# WORK REQUIRED:
Starting at the first line of the data, please print exactly those lines through the one that holds "plt.rcParams['font.family'] = ['Liberation", omitting every picture.

━━━━━ DATA EXCERPT

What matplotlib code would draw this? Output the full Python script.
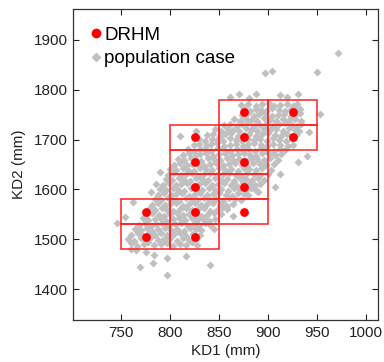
import matplotlib
matplotlib.use("Agg")
import matplotlib.pyplot as plt
from matplotlib.patches import Rectangle
from matplotlib.lines import Line2D

plt.rcParams['font.family'] = ['Liberation Sans', 'DejaVu Sans']

# DRHM design points (KD1, KD2) in mm, each with a 50 x 50 mm cell around it
drhm_x = [775, 775, 825, 825, 825, 825, 825, 875, 875, 875, 875, 875, 925, 925]
drhm_y = [1505, 1555, 1505, 1555, 1605, 1655, 1705, 1555, 1605, 1655, 1705, 1755, 1705, 1755]
cell = 50

# population cases (dense band)
pop_x_rows = [
    [760, 766, 773, 778, 784, 791, 797, 803, 810, 816, 822, 828],
    [757, 763, 770, 775, 781, 788, 794, 800, 807, 813, 819, 826],
    [760, 767, 772, 778, 785, 791, 797, 804, 810, 816, 823, 831],
    [764, 770, 777, 782, 788, 795, 801, 807, 814, 820, 826, 832],
    [768, 774, 781, 786, 792, 799, 805, 811, 818, 824, 830, 836, 841],
    [772, 778, 785, 790, 796, 803, 809, 815, 822, 828, 834, 840, 846],
    [776, 782, 789, 794, 800, 807, 813, 819, 826, 832, 838, 845, 852],
    [779, 785, 792, 797, 803, 810, 816, 822, 829, 835, 841, 848, 853, 858],
    [782, 788, 795, 800, 806, 813, 819, 825, 832, 838, 844, 851, 857, 864],
    [785, 791, 798, 803, 809, 816, 822, 828, 835, 841, 847, 854, 860, 866, 872],
    [788, 794, 801, 806, 812, 819, 825, 831, 838, 844, 850, 857, 863, 869, 875, 880],
    [790, 796, 803, 808, 814, 821, 827, 833, 840, 846, 852, 859, 865, 871, 878, 883, 888],
    [793, 799, 806, 811, 817, 824, 830, 836, 843, 849, 855, 862, 868, 874, 881, 887, 892],
    [796, 802, 809, 814, 820, 827, 833, 839, 846, 852, 858, 865, 871, 877, 884, 890, 896],
    [798, 804, 811, 816, 822, 829, 835, 841, 848, 854, 860, 867, 873, 879, 886, 892, 900],
    [800, 806, 813, 818, 824, 831, 837, 843, 850, 856, 862, 869, 875, 881, 888, 894, 903],
    [804, 810, 817, 822, 828, 835, 841, 847, 854, 860, 866, 873, 879, 885, 892, 898, 906],
    [808, 814, 821, 826, 832, 839, 845, 851, 858, 864, 870, 877, 883, 889, 896, 902, 910],
    [813, 819, 826, 831, 837, 844, 850, 856, 863, 869, 875, 882, 888, 894, 901, 907, 913],
    [818, 824, 831, 836, 842, 849, 855, 861, 868, 874, 880, 887, 893, 899, 906, 912, 917],
    [824, 830, 837, 842, 848, 855, 861, 867, 874, 880, 886, 893, 899, 905, 912, 920],
    [830, 836, 843, 848, 854, 861, 867, 873, 880, 886, 892, 899, 905, 911, 918, 924],
    [838, 844, 851, 856, 862, 869, 875, 881, 888, 894, 900, 907, 913, 919, 928],
    [846, 852, 859, 864, 870, 877, 883, 889, 896, 902, 908, 915, 921, 927, 932],
    [855, 861, 868, 873, 879, 886, 892, 898, 905, 911, 917, 924, 930, 934],
    [865, 871, 878, 883, 889, 896, 902, 908, 915, 921, 927, 934],
    [873, 879, 886, 891, 897, 904, 910, 916, 923, 929, 933],
    [876, 882, 888, 893, 898, 904, 911, 917, 923, 929, 933],
    [872, 880, 888, 894, 901, 906, 912, 919, 925, 930],
]
pop_y_rows = [
    [1492, 1487, 1491, 1494, 1488, 1490, 1493, 1486, 1491, 1489, 1494, 1488],
    [1501, 1497, 1503, 1499, 1504, 1498, 1500, 1502, 1496, 1503, 1499, 1501],
    [1508, 1512, 1507, 1511, 1509, 1513, 1508, 1510, 1512, 1507, 1511, 1509],
    [1521, 1518, 1522, 1517, 1520, 1523, 1519, 1521, 1517, 1522, 1520, 1518],
    [1529, 1532, 1527, 1531, 1533, 1528, 1530, 1532, 1527, 1531, 1529, 1533, 1528],
    [1542, 1538, 1541, 1543, 1537, 1540, 1542, 1539, 1543, 1538, 1541, 1537, 1540],
    [1548, 1552, 1549, 1547, 1551, 1553, 1548, 1550, 1552, 1547, 1549, 1553, 1550],
    [1561, 1558, 1562, 1559, 1557, 1561, 1563, 1558, 1560, 1562, 1557, 1559, 1563, 1560],
    [1569, 1572, 1568, 1571, 1573, 1567, 1570, 1572, 1568, 1571, 1573, 1569, 1567, 1570],
    [1581, 1578, 1582, 1579, 1577, 1583, 1580, 1578, 1582, 1579, 1581, 1577, 1583, 1580, 1578],
    [1589, 1592, 1588, 1591, 1593, 1587, 1590, 1592, 1588, 1591, 1593, 1589, 1587, 1592, 1590, 1588],
    [1601, 1598, 1602, 1599, 1597, 1603, 1600, 1598, 1602, 1599, 1601, 1597, 1603, 1600, 1598, 1602, 1599],
    [1609, 1612, 1608, 1611, 1613, 1607, 1610, 1612, 1608, 1611, 1613, 1609, 1607, 1612, 1610, 1608, 1611],
    [1621, 1618, 1622, 1619, 1617, 1623, 1620, 1618, 1622, 1619, 1621, 1617, 1623, 1620, 1618, 1622, 1619],
    [1629, 1632, 1628, 1631, 1633, 1627, 1630, 1632, 1628, 1631, 1633, 1629, 1627, 1632, 1630, 1628, 1631],
    [1641, 1638, 1642, 1639, 1637, 1643, 1640, 1638, 1642, 1639, 1641, 1637, 1643, 1640, 1638, 1642, 1639],
    [1649, 1652, 1648, 1651, 1653, 1647, 1650, 1652, 1648, 1651, 1653, 1649, 1647, 1652, 1650, 1648, 1651],
    [1661, 1658, 1662, 1659, 1657, 1663, 1660, 1658, 1662, 1659, 1661, 1657, 1663, 1660, 1658, 1662, 1659],
    [1669, 1672, 1668, 1671, 1673, 1667, 1670, 1672, 1668, 1671, 1673, 1669, 1667, 1672, 1670, 1668, 1671],
    [1681, 1678, 1682, 1679, 1677, 1683, 1680, 1678, 1682, 1679, 1681, 1677, 1683, 1680, 1678, 1682, 1679],
    [1689, 1692, 1688, 1691, 1693, 1687, 1690, 1692, 1688, 1691, 1693, 1689, 1687, 1692, 1690, 1688],
    [1701, 1698, 1702, 1699, 1697, 1703, 1700, 1698, 1702, 1699, 1701, 1697, 1703, 1700, 1698, 1702],
    [1709, 1712, 1708, 1711, 1713, 1707, 1710, 1712, 1708, 1711, 1713, 1709, 1707, 1712, 1710],
    [1721, 1718, 1722, 1719, 1717, 1723, 1720, 1718, 1722, 1719, 1721, 1717, 1723, 1720, 1718],
    [1729, 1732, 1728, 1731, 1733, 1727, 1730, 1732, 1728, 1731, 1733, 1729, 1727, 1732],
    [1741, 1738, 1742, 1739, 1737, 1743, 1740, 1738, 1742, 1739, 1741, 1737],
    [1749, 1752, 1748, 1751, 1753, 1747, 1750, 1752, 1748, 1751, 1753],
    [1761, 1758, 1762, 1759, 1757, 1763, 1760, 1758, 1762, 1759, 1761],
    [1769, 1772, 1768, 1771, 1773, 1767, 1770, 1772, 1768, 1771],
]

# scattered cases outside the band
out_x = [769, 797, 783, 797, 816, 841, 784, 746, 754, 762, 786, 781, 790, 864, 858,
         907, 890, 931, 940, 953, 942, 810, 827, 861, 870, 888, 912, 919, 931, 897,
         904, 950, 971, 765, 775, 845, 912, 925, 760, 881]
out_y = [1445, 1428, 1452, 1462, 1466, 1448, 1468, 1532, 1544, 1574, 1610, 1594, 1634, 1547, 1567,
         1604, 1594, 1654, 1667, 1751, 1715, 1707, 1717, 1785, 1791, 1791, 1789, 1786, 1791, 1833,
         1837, 1836, 1873, 1478, 1474, 1520, 1630, 1690, 1480, 1783]

x_ticks = [750, 800, 850, 900, 950, 1000]
y_ticks = [1400, 1500, 1600, 1700, 1800, 1900]

pop_x, pop_y = [], []
for xs, ys in zip(pop_x_rows, pop_y_rows):
    for x, y in zip(xs, ys):
        pop_x.append(x)
        pop_y.append(y)
pop_x += out_x
pop_y += out_y

gray = '#c0c0c0'
fig = plt.figure(figsize=(3.84, 3.62), dpi=100)
ax = fig.add_axes([0.19, 0.116, 0.794, 0.858])

ax.plot(pop_x, pop_y, linestyle='none', marker='D', ms=4.2, color=gray, mec='none')

for x, y in zip(drhm_x, drhm_y):
    ax.add_patch(Rectangle((x - cell / 2, y - cell / 2), cell, cell, fill=False,
                           edgecolor='#ff2020', lw=1.1, zorder=3))

ax.plot(drhm_x, drhm_y, linestyle='none', marker='o', ms=5.3, color='red', zorder=4)

ax.set_xlim(701, 1012)
ax.set_ylim(1338, 1961)
ax.set_xticks(x_ticks)
ax.set_yticks(y_ticks)
ax.tick_params(direction='in', top=True, right=True, length=4, width=0.8,
               labelsize=11, colors='#222222', pad=4)
for s in ax.spines.values():
    s.set_color('#333333')
    s.set_linewidth(0.9)
ax.set_xlabel('KD1 (mm)', fontsize=11, color='#222222', labelpad=3)
ax.set_ylabel('KD2 (mm)', fontsize=11, color='#222222', labelpad=5)

handles = [Line2D([], [], linestyle='none', marker='o', ms=6, color='red'),
           Line2D([], [], linestyle='none', marker='D', ms=4, color=gray)]
ax.legend(handles, ['DRHM', 'population case'], loc='upper left', frameon=False,
          fontsize=13.5, handlelength=0.6, handletextpad=0.15, labelspacing=0.35,
          borderpad=0.3, borderaxespad=0.62)

fig.savefig('out.png', dpi=100)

━━━━━━━━━━

# RESULT OF THE EXERCISE:
What matplotlib code would draw this? Output the full Python script.
import matplotlib
matplotlib.use("Agg")
import matplotlib.pyplot as plt
from matplotlib.patches import Rectangle
from matplotlib.lines import Line2D

plt.rcParams['font.family'] = ['Liberation Sans', 'DejaVu Sans']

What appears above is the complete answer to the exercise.